What you’re feeling is grief — and how to overcome it

Sadness, yearning, anger, guilt, forgetfulness, insomnia and even physical symptoms such as headaches, weakness in your muscles and a tightness in your chest — these are all known symptoms of grief, which people can experience after the death of a loved one.

But, many of my clients who are going through a divorce or separation also experience these side-effects too. There are many types of losses that people can experience over their lifespan that may result in a ‘grief response’ — and a breakup is one of them.

So, what can you do to support yourself through it? Here, psychotherapist and counsellor Shane Warren shares his experience of coaching people through loss, change and life confusion.

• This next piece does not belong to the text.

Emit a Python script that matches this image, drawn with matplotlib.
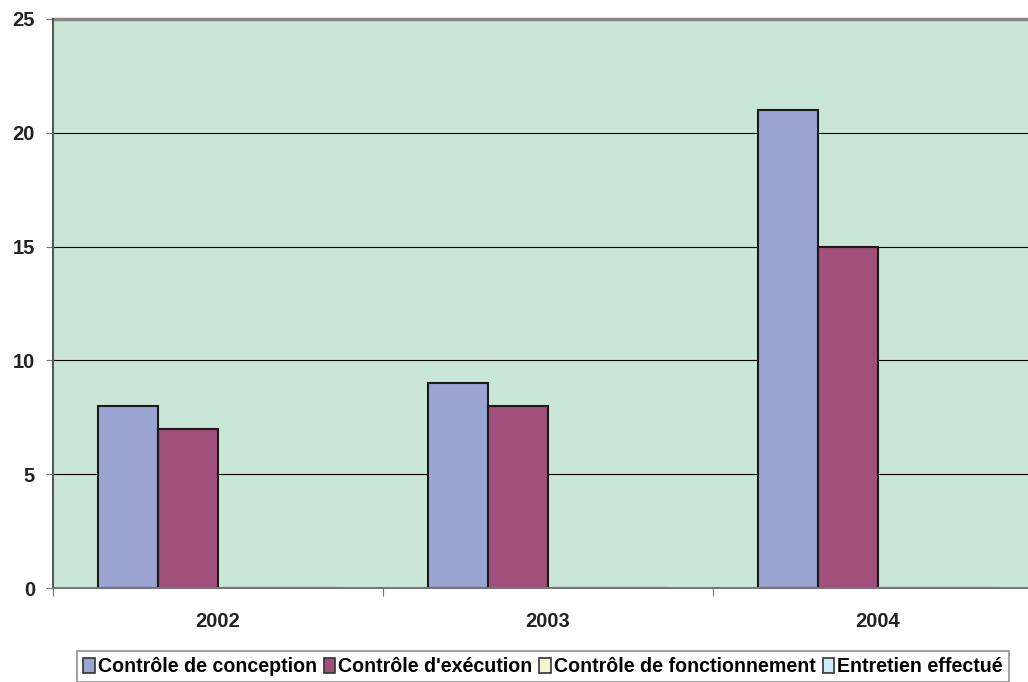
import numpy as np
import matplotlib.pyplot as plt
from matplotlib.patches import Patch

years = ["2002", "2003", "2004"]
series = ["Contrôle de conception", "Contrôle d'exécution",
          "Contrôle de fonctionnement", "Entretien effectué"]
conception = [8, 9, 21]
execution = [7, 8, 15]
fonctionnement = [0, 0, 0]
entretien = [0, 0, 0]
colors = ["#9aa5d4", "#a0507a", "#f7f5d0", "#cdeef8"]

plt.rcParams['font.family'] = ['Liberation Sans', 'DejaVu Sans']
plt.rcParams['font.weight'] = 'bold'

fig = plt.figure(figsize=(10.28, 6.82), dpi=100)
ax = fig.add_axes([53/1028, 1 - 588/682, 990/1028, 569/682])
ax.set_facecolor("#c9e6d6")

x = np.arange(len(years))
w = 60/330
values = [conception, execution, fonctionnement, entretien]
for i, vals in enumerate(values):
    ax.bar(x - 1.5*w + i*w, vals, w, color=colors[i], edgecolor="#1a1a1a", linewidth=1.5)

ax.set_xlim(-0.5, 2.5)
ax.set_ylim(0, 25)
ax.set_yticks([0, 5, 10, 15, 20, 25])
ax.yaxis.grid(True, color="black", linewidth=0.8)
ax.set_axisbelow(True)
ax.set_xticks([-0.5, 0.5, 1.5, 2.5])
ax.set_xticklabels([])
ax.set_xticks(x, minor=True)
ax.set_xticklabels(years, minor=True)
ax.tick_params(axis='x', which='minor', length=0, pad=17, labelsize=14.5)
ax.tick_params(axis='x', which='major', length=6, color="#777777")
ax.tick_params(axis='y', length=5, color="#777777", labelsize=14.5, pad=8)
for lab in ax.get_yticklabels() + ax.get_xticklabels(minor=True):
    lab.set_fontweight('bold')
    lab.set_color("#222222")
for s in ["top", "right"]:
    ax.spines[s].set_visible(False)
ax.spines["left"].set_color("#555560")
ax.spines["left"].set_linewidth(1.5)
ax.spines["bottom"].set_color("#777777")
ax.spines["bottom"].set_linewidth(1.5)
ax.axhline(25, color="#888888", linewidth=2.5, clip_on=False)

handles = [Patch(facecolor=c, edgecolor="#333333", linewidth=1.2) for c in colors]
leg = fig.legend(handles, series, loc="upper left", bbox_to_anchor=(77/1028, 1 - 651/682),
                 ncol=4, frameon=True, fancybox=False, handlelength=0.6, handleheight=0.8,
                 handletextpad=0.15, columnspacing=0.35, borderpad=0.3, borderaxespad=0,
                 prop={'weight': 'bold', 'size': 14.1})
leg.get_frame().set_edgecolor("#777777")
leg.get_frame().set_linewidth(1.2)

fig.savefig("out.png", dpi=100)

If it feels like grief, it is

Why does a breakup cause the same reaction as grief? Well, it feels the same because it is the same. It is a loss: a loss of dream, a loss of the good that it was, a loss of someone who you no matter what have that unexplained biochemical link with and so you need to grieve the end of all this as you would should someone pass over.

Grief starts with shock

Unexpected breakups bring shock due to the suddenness. Whether we nurse a loved one to the end or if they are suddenly taken by an accident, we know that grief always starts with a moment of shock. This is followed by questioning (why did it happen? what could I have done?), followed by anger, and more questioning. Next, we learn new ways to be without a person.

A pandemic potency


Our current situation — COVID-19 and social distancing — can exacerbate breakup grief. This is a time when we all just needle a cuddle and when the person who once provided that comfort and sense of security is no longer so available then our grief can be compounded.

Sit with the feelings

I am a big believer that, when we are feeling the adverse emotions of a breakup, we need to sit with the feeling for a while and then take action steps to move out of that feeling. Focus on self-care! Don’t forget that, no matter how much we loved someone, that love requires self-sacrifice and compromise. After a break up, we don’t need to compromise so much, so indulge in this for a while.

Don't go it alone

It’s always good to reach out to professional help at these times, as an impartial ear is a benefit. There are key signs we look for — is the experience dominating your daily activity, is it limiting you from moving forward, are you trapped in feelings of anger and resentment? If some of this rings true then professional help is best.